# Semi Mystery Scroll/Fretsaw....



## Cret (26 Jun 2016)

Hey guys - I just picked up my first scrollsaw/fretsaw and am excited to start having a play with it but this thing is a bit of a mystery.
It's a "Faithfull FPP FS16". 

Now I know the brand Faithfull and have some hand tools of theirs, but I cannot find anything at all on Google to show that they did this saw! I'm certain it's just another brand's saw with their own labelling on it, like so many power tools are, but the question is which?
It works well it seems apart from the 'on' switch does not latch on (so I got it cheap), has a two speed rocker switch, a hatch at the rear with spare blades, and has an air blower too. The air blower is pretty pathetic and I can't even really imaging it having the strength to blow any dusts out of the way, but I presume the theory is to help clear the cut of dust to make a cleaner cut and keep the cut lines more visible.

Are the air pumps usually so gutless on these things? I can only just feel air coming out really.

Anyway - great to have it, but if anyone is able to shed some light on what model this actually is (ie if you were to remove the stickers that Faithfull have put on it), I'd be super grateful.
The top half of it looks like several other ones, but the bottom half doesn't look like any ones I've seen on google images so it's a bit of a mystery.

Just very odd not to be able to find out anything about it really, but great to have a fretsaw now, and I'm happy to have paid £50 for it.

Thanks!
Jim


----------



## scrimper (26 Jun 2016)

Have to admit I have never seen one like this, there are lot's of banded saws around that you can see follow one basic design but this one looks quite different in several ways. The blowers on these saws are frankly pretty useless, they are usually a tiny bellows about 1" diameter and the same height compared to the 4" bellows fitted to the Hegner saws, my Diamond has it's own electric air pump to blow the dust away.

A lot of the cheaper saws have a tension adjuster on the top at the back yours does not appear to have that.

Be interested in what you find out about this saw, I have looked through all my old scroll-saw magazines and cannot find anything even similar!


----------



## Cret (26 Jun 2016)

Thanks Scrimper - the plot thickens then!

I've ordered a new NVR switch for it as I opened up the one it has, cleaned the terminals etc, but cannot get it to remain on when pressed so I have to assume the coil in it has carked it! Was about a tenner for a replacement anyway. And a load of olson blades on the way as I've read they are good quality ones to have.

Does an air pump make a noticeable difference to the quality/finish of the cut? I do have an old fish tank air pump that would probably do for this, or could even make an attachment to plumb it into my workshop compressed air feed.
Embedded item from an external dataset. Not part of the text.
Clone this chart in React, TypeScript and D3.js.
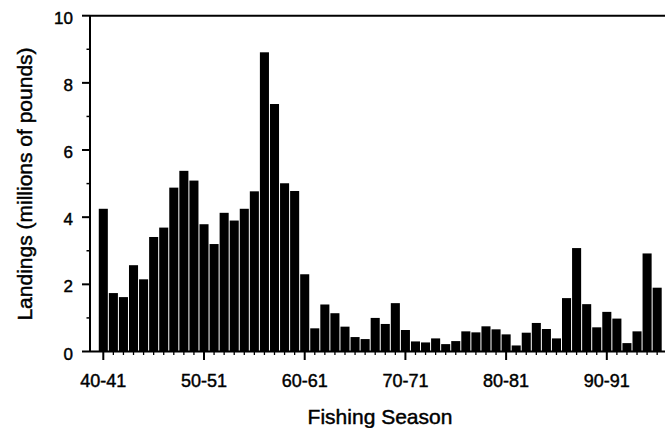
import React, { useEffect, useRef } from 'react';
import * as d3 from 'd3';

const seasons = [
  '40-41', '41-42', '42-43', '43-44', '44-45', '45-46', '46-47', '47-48', '48-49', '49-50',
  '50-51', '51-52', '52-53', '53-54', '54-55', '55-56', '56-57', '57-58', '58-59', '59-60',
  '60-61', '61-62', '62-63', '63-64', '64-65', '65-66', '66-67', '67-68', '68-69', '69-70',
  '70-71', '71-72', '72-73', '73-74', '74-75', '75-76', '76-77', '77-78', '78-79', '79-80',
  '80-81', '81-82', '82-83', '83-84', '84-85', '85-86', '86-87', '87-88', '88-89', '89-90',
  '90-91', '91-92', '92-93', '93-94', '94-95', '95-96',
];

// millions of pounds
const landings = [
  4.25, 1.74, 1.62, 2.57, 2.15, 3.41, 3.69, 4.88, 5.38, 5.09,
  3.79, 3.2, 4.13, 3.9, 4.25, 4.77, 8.91, 7.37, 5.01, 4.78,
  2.3, 0.69, 1.4, 1.14, 0.74, 0.43, 0.37, 1.0, 0.82, 1.44,
  0.64, 0.3, 0.27, 0.39, 0.22, 0.31, 0.6, 0.57, 0.75, 0.66,
  0.51, 0.18, 0.56, 0.85, 0.67, 0.39, 1.59, 3.08, 1.41, 0.72,
  1.18, 0.98, 0.25, 0.6, 2.92, 1.9,
];

const labelledSeasons = ['40-41', '50-51', '60-61', '70-71', '80-81', '90-91'];
const yMajorTicks = [0, 2, 4, 6, 8, 10];
const yMinorTicks = [1, 3, 5, 7, 9];

const W = 665;
const H = 428;

const App: React.FC = () => {
  const svgRef = useRef<SVGSVGElement>(null);

  useEffect(() => {
    if (!svgRef.current) return;
    const svg = d3.select(svgRef.current).html('');
    const font = '"Liberation Sans", Arial, Helvetica, sans-serif';

    const axisX = 90;
    const rightEdge = 665;

    const x = d3.scaleBand<string>()
      .domain(seasons)
      .range([98.27, 662.2])
      .paddingInner(0.1)
      .paddingOuter(0.05);

    const y = d3.scaleLinear().domain([0, 10]).range([351.5, 15.7]);

    // bars
    svg.append('g')
      .selectAll('rect')
      .data(seasons)
      .join('rect')
      .attr('x', (d) => x(d)!)
      .attr('y', (_d, i) => y(landings[i]))
      .attr('width', x.bandwidth())
      .attr('height', (_d, i) => y(0) - y(landings[i]))
      .attr('fill', '#000');

    const lines = svg.append('g').attr('stroke', '#000').attr('stroke-width', 2);

    // frame: left axis, top, baseline
    lines.append('line')
      .attr('x1', axisX).attr('x2', axisX)
      .attr('y1', y(10)).attr('y2', y(0));
    lines.append('line')
      .attr('x1', axisX).attr('x2', rightEdge)
      .attr('y1', y(10)).attr('y2', y(10));
    lines.append('line')
      .attr('x1', axisX).attr('x2', rightEdge)
      .attr('y1', y(0)).attr('y2', y(0));

    // y ticks
    lines.selectAll('.ymaj')
      .data(yMajorTicks)
      .join('line')
      .attr('x1', axisX - 8).attr('x2', axisX)
      .attr('y1', (d) => y(d)).attr('y2', (d) => y(d));
    lines.selectAll('.ymin')
      .data(yMinorTicks)
      .join('line')
      .attr('stroke-width', 1.5)
      .attr('x1', axisX - 3.5).attr('x2', axisX)
      .attr('y1', (d) => y(d)).attr('y2', (d) => y(d));

    // heavier text, like the scanned original
    const textStyle = (sel: d3.Selection<any, any, any, any>, size: number) =>
      sel
        .style('font-family', font)
        .style('font-size', `${size}px`)
        .attr('fill', '#000')
        .attr('stroke', '#000')
        .attr('stroke-width', 0.45);

    svg.append('g')
      .selectAll('text')
      .data(yMajorTicks)
      .join('text')
      .attr('x', 73)
      .attr('y', (d) => y(d) + 8)
      .attr('text-anchor', 'end')
      .call(textStyle, 17)
      .text((d) => d);

    // x ticks: short one under every season, long under labelled ones
    const cx = (s: string) => x(s)! + x.bandwidth() / 2;
    lines.selectAll('.xtick')
      .data(seasons)
      .join('line')
      .attr('stroke-width', (d) => (labelledSeasons.includes(d) ? 2 : 1.3))
      .attr('x1', cx).attr('x2', cx)
      .attr('y1', y(0))
      .attr('y2', (d) => (labelledSeasons.includes(d) ? y(0) + 8.5 : y(0) + 3.5));

    svg.append('g')
      .selectAll('text')
      .data(labelledSeasons)
      .join('text')
      .attr('x', cx)
      .attr('y', 386.5)
      .attr('text-anchor', 'middle')
      .call(textStyle, 18)
      .text((d) => d);

    // axis titles
    svg.append('text')
      .attr('x', 380)
      .attr('y', 424)
      .attr('text-anchor', 'middle')
      .call(textStyle, 21)
      .text('Fishing Season');

    svg.append('text')
      .attr('transform', 'translate(32,184) rotate(-90)')
      .attr('text-anchor', 'middle')
      .call(textStyle, 21)
      .text('Landings (millions of pounds)');
  }, []);

  return (
    <svg
      ref={svgRef}
      width={W}
      height={H}
      style={{ position: 'absolute', left: 0, top: 0, display: 'block', background: '#fff' }}
    />
  );
};

export default App;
I want to mostly use this for cutting pen blanks in order to segment them with veneers etc, so generally pieces with approx 20-30mm thick going into it. 
I know fretsaws are often used for thin and delicate pieces but do they cope ok with pieces this sort of thickness? The blades I've ordered are assorted TPI so I can experiment at least.

There is a tensioner directly on top though. The yellow knob on the top blade clamp is the tensioner.
It uses 5" pinless blades, which secure in place with an allen key that releases sprung tension/compression on the blade ends.

Really seems weird that I can't find anything online about this saw despite the known brand and model number, not even one that looks identical.


----------



## martinka (26 Jun 2016)

I've been having a good search and looked through hundreds of images, to no avail. Maybe it was the only one made. 

You *might* find the blower is adequate. It only really needs to blow the sawdust away from the blade so you can see the line you are cutting. You don't want it so powerful that it blows all over the shop, or, as often happens, in your face. Nevertheless, as Scrimper points out, they are pretty useless a lot of the time, and the bellows have a tendency to split. I'd alter it so it blows the sawdust to the side, or even better, away from you altogether.


----------



## Claymore (26 Jun 2016)

..........


----------



## scrimper (26 Jun 2016)

Cret":uve3g1bg said:


> Does an air pump make a noticeable difference to the quality/finish of the cut? I do have an old fish tank air pump that would probably do for this, or could even make an attachment to plumb it into my workshop compressed air feed.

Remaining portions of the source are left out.